Je me suis laissé emporter par ce poème comme par une lame de fond. Il y a dans cette évocation de choses somme toute banales, une grande intensité dramatique. L'enfant y est ce spectateur absent auquel rien n'échappe de l'incongruité d'un quotidien apparemment heureux. Il y a comme une incompatibilité ontologique… « moi, je ne suis pas là ». Toute la pertinence du poème réside dans cette dialectique de l'absence respective du monde et du narrateur.
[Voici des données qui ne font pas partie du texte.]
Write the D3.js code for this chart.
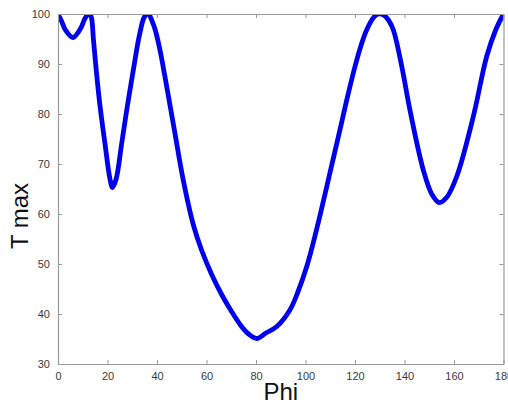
<!DOCTYPE html>
<html>
<head>
<meta charset="utf-8">
<script src="https://cdn.jsdelivr.net/npm/d3@7"></script>
<style>
  html, body { margin: 0; padding: 0; background: #fff; }
  svg { display: block; }
  text { font-family: "Liberation Sans", Arial, sans-serif; }
</style>
</head>
<body>
<svg id="chart" width="508" height="404"></svg>
<script>
const phi = [0, 1.5, 3, 6, 9, 11, 12.3, 13.3, 14.3, 15.5, 17, 19, 21, 22, 23.5, 25.7, 28, 30.5, 33, 35, 36.5, 38, 39.3, 41.2, 43.2, 47.3, 50.6, 54.7, 58, 62, 66, 70, 74, 77, 80.3, 84, 88.4, 93.7, 97, 100.5, 103, 106, 110, 114, 117, 120, 122.5, 124.7, 127.5, 129.5, 131.5, 133.5, 135.5, 138.9, 142.2, 147.6, 151, 154, 157, 161.1, 167.8, 173.2, 177, 180];
const tmax = [100, 98.5, 96.8, 95.3, 97, 99.2, 100, 99.6, 95, 88.5, 81.5, 74, 67, 65.3, 67, 74, 81.5, 89, 96, 99.5, 100, 98.6, 96.8, 92.8, 87.5, 76, 66.8, 57.8, 52.8, 48, 44, 40.6, 37.6, 36, 35.1, 36.2, 37.5, 40.8, 44.5, 49.5, 54, 60, 68.5, 77, 83.5, 89.5, 93.8, 96.8, 99.3, 100, 99.8, 98.8, 96.8, 89.5, 80.8, 68.8, 64, 62.3, 63.3, 67.5, 79.5, 91.5, 97, 100];
const xTicks = [0, 20, 40, 60, 80, 100, 120, 140, 160, 180];
const yTicks = [30, 40, 50, 60, 70, 80, 90, 100];
const xLabel = "Phi";
const yLabel = "T max";

const svg = d3.select("#chart");
const L = 58, R = 503.5, T = 14, B = 364;
const x = d3.scaleLinear().domain([0, 180]).range([L, R]);
const y = d3.scaleLinear().domain([30, 100]).range([B, T]);
const axisColor = "#9a9a9a";
const labelColor = "#3a3a3a";

svg.append("defs").append("clipPath").attr("id", "clip")
  .append("rect").attr("x", L).attr("y", T).attr("width", R - L).attr("height", B - T);

const data = phi.map((p, i) => [p, tmax[i]]);
const line = d3.line().x(d => x(d[0])).y(d => y(d[1])).curve(d3.curveCatmullRom.alpha(0.5));

svg.append("path").datum(data)
  .attr("d", line)
  .attr("fill", "none")
  .attr("stroke", "#0000ee")
  .attr("stroke-width", 4.8)
  .attr("stroke-linejoin", "round")
  .attr("clip-path", "url(#clip)");

function style(g) {
  g.select(".domain").attr("stroke", axisColor).attr("stroke-width", 1.2);
  g.selectAll(".tick line").attr("stroke", axisColor).attr("stroke-width", 1);
  g.selectAll(".tick text").attr("fill", labelColor).attr("font-size", 11)
    .attr("font-family", "'Liberation Sans', Arial, sans-serif");
}

svg.append("g").attr("transform", `translate(0,${B})`)
  .call(d3.axisBottom(x).tickValues(xTicks).tickSizeInner(-4).tickSizeOuter(0).tickPadding(8).tickFormat(d3.format("d")))
  .call(style);
svg.append("g").attr("transform", `translate(0,${T})`)
  .call(d3.axisTop(x).tickValues(xTicks).tickSizeInner(-4).tickSizeOuter(0).tickFormat(""))
  .call(style);
svg.append("g").attr("transform", `translate(${L},0)`)
  .call(d3.axisLeft(y).tickValues(yTicks).tickSizeInner(-4).tickSizeOuter(0).tickPadding(8).tickFormat(d3.format("d")))
  .call(style);
svg.append("g").attr("transform", `translate(${R},0)`)
  .call(d3.axisRight(y).tickValues(yTicks).tickSizeInner(-4).tickSizeOuter(0).tickFormat(""))
  .call(style);

svg.append("text")
  .attr("x", (L + R) / 2).attr("y", 400)
  .attr("text-anchor", "middle")
  .attr("font-size", 24)
  .attr("fill", "#111")
  .text(xLabel);

svg.append("text")
  .attr("transform", `translate(28,${(T + B) / 2 + 27}) rotate(-90)`)
  .attr("text-anchor", "middle")
  .attr("font-size", 24)
  .attr("fill", "#111")
  .text(yLabel);
</script>
</body>
</html>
Lequel elle plus absent à l'autre ? Le résultat, c'est que le lecteur, lui s'en trouve d'autant plus présent, à l'affût d'un signe, d'un mot qui pourrait justement rendre sa cohérence à cette pseudo perfection de l'idyllique partie de pêche. Au plan de la forme, force m'est de saluer la sobriété du récit et la distance ou plutôt, la distanciation que provoquent ces appellations génériques « père »… « mère », jusqu'à l'étrangeté, presque l'extranéité qui n'est pas sans évoquer certains aspects de la poésie de Jude Stéfan. Un grand bravo !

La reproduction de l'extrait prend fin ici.